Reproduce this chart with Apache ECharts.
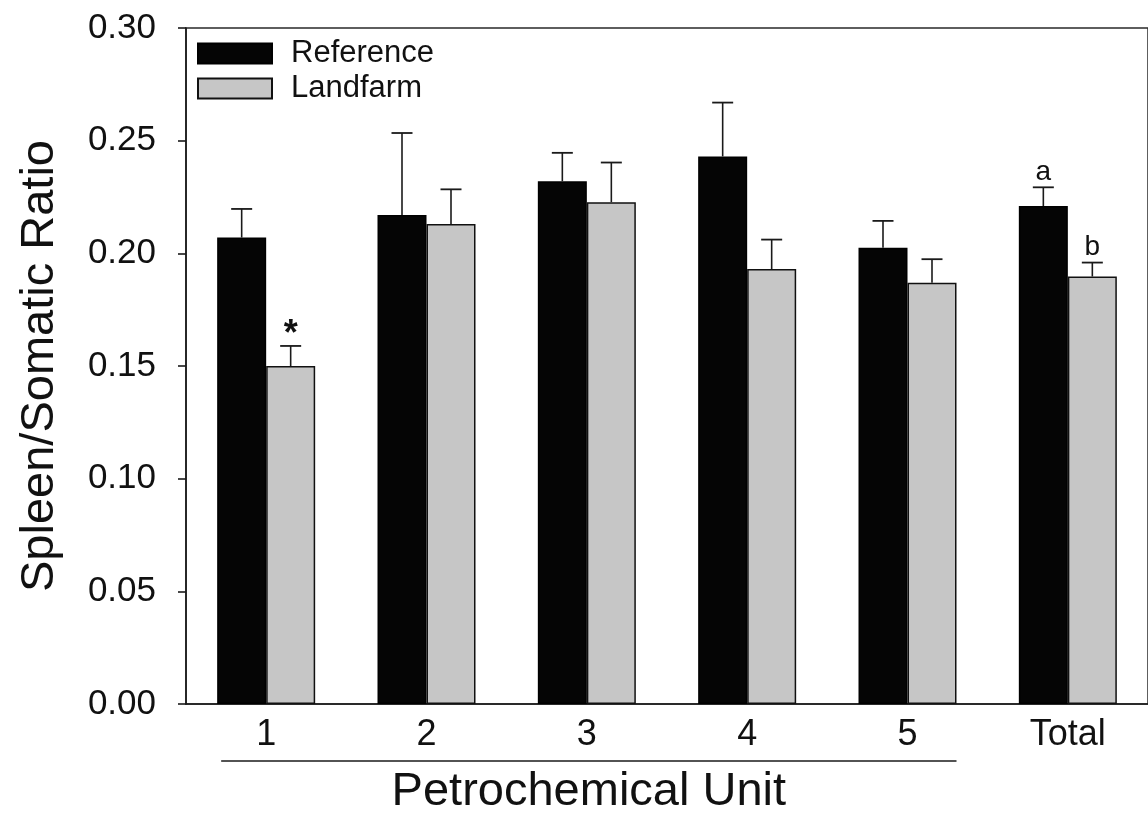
<!DOCTYPE html>
<html>
<head>
<meta charset="utf-8">
<script src="https://cdn.jsdelivr.net/npm/echarts@6/dist/echarts.min.js"></script>
<style>
  html, body { margin: 0; padding: 0; background: #ffffff; }
  #chart { width: 1148px; height: 818px; }
</style>
</head>
<body>
<div id="chart"></div>
<script>
// Spleen/somatic ratio by petrochemical unit (mean + SE)
const categories = ['1', '2', '3', '4', '5', 'Total'];
const referenceMean = [0.207, 0.217, 0.232, 0.243, 0.2025, 0.221];
const referenceErr  = [0.0127, 0.0364, 0.0126, 0.0239, 0.0119, 0.0083];
const landfarmMean  = [0.150, 0.213, 0.2227, 0.193, 0.187, 0.1897];
const landfarmErr   = [0.0089, 0.0154, 0.0176, 0.0131, 0.0104, 0.0062];
// significance marks drawn above the error caps
const referenceMarks = ['', '', '', '', '', 'a'];
const landfarmMarks  = ['*', '', '', '', '', 'b'];
const yTicks = [0, 0.05, 0.10, 0.15, 0.20, 0.25, 0.30];

const FONT = '"Liberation Sans", Arial, Helvetica, sans-serif';
const BAR_W = 49;
const INK = '#1a1a1a';

const chart = echarts.init(document.getElementById('chart'), null, { renderer: 'canvas' });

function errorSeries(name, mean, err, marks, side) {
  return {
    name: name,
    type: 'custom',
    z: 5,
    silent: true,
    data: mean.map((m, i) => [i, m, err[i]]),
    encode: { x: 0, y: [1] },
    renderItem: function (params, api) {
      const i = api.value(0);
      const m = api.value(1);
      const e = api.value(2);
      const base = api.coord([i, m]);
      const top = api.coord([i, m + e]);
      const x = base[0] + side * BAR_W / 2;
      const children = [
        { type: 'line', shape: { x1: x, y1: base[1], x2: x, y2: top[1] },
          style: { stroke: INK, lineWidth: 1.6 } },
        { type: 'line', shape: { x1: x - 10.5, y1: top[1], x2: x + 10.5, y2: top[1] },
          style: { stroke: INK, lineWidth: 1.8 } }
      ];
      const mark = marks[params.dataIndex];
      if (mark) {
        const star = mark === '*';
        children.push({
          type: 'text',
          style: {
            x: x, y: top[1] + (star ? 7 : -1),
            text: mark,
            fill: '#111',
            font: (star ? 'bold 36px ' : '28px ') + FONT,
            textAlign: 'center',
            textVerticalAlign: 'bottom'
          }
        });
      }
      return { type: 'group', children: children };
    }
  };
}

const option = {
  backgroundColor: '#ffffff',
  animation: false,
  grid: {
    left: 186, top: 28, right: 0, bottom: 114,
    show: true, borderColor: '#2a2a2a', borderWidth: 1.5
  },
  legend: {
    data: ['Reference', 'Landfarm'],
    orient: 'vertical',
    left: 197, top: 38,
    padding: 0,
    itemWidth: 74, itemHeight: 20, itemGap: 4,
    icon: 'rect',
    textStyle: { fontFamily: FONT, fontSize: 31, color: '#111', padding: [0, 0, 0, 14] }
  },
  xAxis: {
    type: 'category',
    data: categories,
    axisLine: { lineStyle: { color: INK, width: 1.6 } },
    axisTick: { show: false },
    axisLabel: { fontFamily: FONT, fontSize: 36, color: '#111', margin: 13 }
  },
  yAxis: {
    type: 'value',
    min: 0, max: 0.30, interval: 0.05,
    name: 'Spleen/Somatic Ratio',
    nameLocation: 'middle',
    nameGap: 122,
    nameTextStyle: { fontFamily: FONT, fontSize: 47, color: '#111' },
    axisLine: { show: true, lineStyle: { color: INK, width: 1.6 } },
    axisTick: { show: true, length: 8, lineStyle: { color: INK, width: 1.6 } },
    splitLine: { show: false },
    axisLabel: {
      fontFamily: FONT, fontSize: 35, color: '#111', margin: 30,
      formatter: v => yTicks.includes(Math.round(v * 100) / 100) ? v.toFixed(2) : ''
    }
  },
  series: [
    {
      name: 'Reference', type: 'bar',
      data: referenceMean,
      barWidth: BAR_W, barGap: '0%',
      itemStyle: { color: '#050505', borderColor: '#000', borderWidth: 1.5 }
    },
    {
      name: 'Landfarm', type: 'bar',
      data: landfarmMean,
      barWidth: BAR_W, barGap: '0%',
      itemStyle: { color: '#c6c6c6', borderColor: '#111', borderWidth: 1.5 }
    },
    errorSeries('Reference SE', referenceMean, referenceErr, referenceMarks, -1),
    errorSeries('Landfarm SE', landfarmMean, landfarmErr, landfarmMarks, 1)
  ]
};

chart.setOption(option);

// bracket under units 1-5 and the axis title centred on it
const c0 = chart.convertToPixel({ xAxisIndex: 0 }, 0);
const c4 = chart.convertToPixel({ xAxisIndex: 0 }, 4);
const bx1 = c0 - 45;
const bx2 = c4 + BAR_W;
chart.setOption({
  graphic: [
    { type: 'line', shape: { x1: bx1, y1: 761, x2: bx2, y2: 761 },
      style: { stroke: INK, lineWidth: 1.6 } },
    { type: 'text', x: (bx1 + bx2) / 2, y: 792,
      style: { text: 'Petrochemical Unit', font: '47px ' + FONT, fill: '#111',
               textAlign: 'center', textVerticalAlign: 'middle' } }
  ]
});
</script>
</body>
</html>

▬▬▬

▸ Required work
Copy out the whole listing exactly, and don't carry over any pictures.

▸ Answer for the task
Reproduce this chart with Apache ECharts.
<!DOCTYPE html>
<html>
<head>
<meta charset="utf-8">
<script src="https://cdn.jsdelivr.net/npm/echarts@6/dist/echarts.min.js"></script>
<style>
  html, body { margin: 0; padding: 0; background: #ffffff; }
  #chart { width: 1148px; height: 818px; }
</style>
</head>
<body>
<div id="chart"></div>
<script>
// Spleen/somatic ratio by petrochemical unit (mean + SE)
const categories = ['1', '2', '3', '4', '5', 'Total'];
const referenceMean = [0.207, 0.217, 0.232, 0.243, 0.2025, 0.221];
const referenceErr  = [0.0127, 0.0364, 0.0126, 0.0239, 0.0119, 0.0083];
const landfarmMean  = [0.150, 0.213, 0.2227, 0.193, 0.187, 0.1897];
const landfarmErr   = [0.0089, 0.0154, 0.0176, 0.0131, 0.0104, 0.0062];
// significance marks drawn above the error caps
const referenceMarks = ['', '', '', '', '', 'a'];
const landfarmMarks  = ['*', '', '', '', '', 'b'];
const yTicks = [0, 0.05, 0.10, 0.15, 0.20, 0.25, 0.30];

const FONT = '"Liberation Sans", Arial, Helvetica, sans-serif';
const BAR_W = 49;
const INK = '#1a1a1a';

const chart = echarts.init(document.getElementById('chart'), null, { renderer: 'canvas' });

function errorSeries(name, mean, err, marks, side) {
  return {
    name: name,
    type: 'custom',
    z: 5,
    silent: true,
    data: mean.map((m, i) => [i, m, err[i]]),
    encode: { x: 0, y: [1] },
    renderItem: function (params, api) {
      const i = api.value(0);
      const m = api.value(1);
      const e = api.value(2);
      const base = api.coord([i, m]);
      const top = api.coord([i, m + e]);
      const x = base[0] + side * BAR_W / 2;
      const children = [
        { type: 'line', shape: { x1: x, y1: base[1], x2: x, y2: top[1] },
          style: { stroke: INK, lineWidth: 1.6 } },
        { type: 'line', shape: { x1: x - 10.5, y1: top[1], x2: x + 10.5, y2: top[1] },
          style: { stroke: INK, lineWidth: 1.8 } }
      ];
      const mark = marks[params.dataIndex];
      if (mark) {
        const star = mark === '*';
        children.push({
          type: 'text',
          style: {
            x: x, y: top[1] + (star ? 7 : -1),
            text: mark,
            fill: '#111',
            font: (star ? 'bold 36px ' : '28px ') + FONT,
            textAlign: 'center',
            textVerticalAlign: 'bottom'
          }
        });
      }
      return { type: 'group', children: children };
    }
  };
}

const option = {
  backgroundColor: '#ffffff',
  animation: false,
  grid: {
    left: 186, top: 28, right: 0, bottom: 114,
    show: true, borderColor: '#2a2a2a', borderWidth: 1.5
  },
  legend: {
    data: ['Reference', 'Landfarm'],
    orient: 'vertical',
    left: 197, top: 38,
    padding: 0,
    itemWidth: 74, itemHeight: 20, itemGap: 4,
    icon: 'rect',
    textStyle: { fontFamily: FONT, fontSize: 31, color: '#111', padding: [0, 0, 0, 14] }
  },
  xAxis: {
    type: 'category',
    data: categories,
    axisLine: { lineStyle: { color: INK, width: 1.6 } },
    axisTick: { show: false },
    axisLabel: { fontFamily: FONT, fontSize: 36, color: '#111', margin: 13 }
  },
  yAxis: {
    type: 'value',
    min: 0, max: 0.30, interval: 0.05,
    name: 'Spleen/Somatic Ratio',
    nameLocation: 'middle',
    nameGap: 122,
    nameTextStyle: { fontFamily: FONT, fontSize: 47, color: '#111' },
    axisLine: { show: true, lineStyle: { color: INK, width: 1.6 } },
    axisTick: { show: true, length: 8, lineStyle: { color: INK, width: 1.6 } },
    splitLine: { show: false },
    axisLabel: {
      fontFamily: FONT, fontSize: 35, color: '#111', margin: 30,
      formatter: v => yTicks.includes(Math.round(v * 100) / 100) ? v.toFixed(2) : ''
    }
  },
  series: [
    {
      name: 'Reference', type: 'bar',
      data: referenceMean,
      barWidth: BAR_W, barGap: '0%',
      itemStyle: { color: '#050505', borderColor: '#000', borderWidth: 1.5 }
    },
    {
      name: 'Landfarm', type: 'bar',
      data: landfarmMean,
      barWidth: BAR_W, barGap: '0%',
      itemStyle: { color: '#c6c6c6', borderColor: '#111', borderWidth: 1.5 }
    },
    errorSeries('Reference SE', referenceMean, referenceErr, referenceMarks, -1),
    errorSeries('Landfarm SE', landfarmMean, landfarmErr, landfarmMarks, 1)
  ]
};

chart.setOption(option);

// bracket under units 1-5 and the axis title centred on it
const c0 = chart.convertToPixel({ xAxisIndex: 0 }, 0);
const c4 = chart.convertToPixel({ xAxisIndex: 0 }, 4);
const bx1 = c0 - 45;
const bx2 = c4 + BAR_W;
chart.setOption({
  graphic: [
    { type: 'line', shape: { x1: bx1, y1: 761, x2: bx2, y2: 761 },
      style: { stroke: INK, lineWidth: 1.6 } },
    { type: 'text', x: (bx1 + bx2) / 2, y: 792,
      style: { text: 'Petrochemical Unit', font: '47px ' + FONT, fill: '#111',
               textAlign: 'center', textVerticalAlign: 'middle' } }
  ]
});
</script>
</body>
</html>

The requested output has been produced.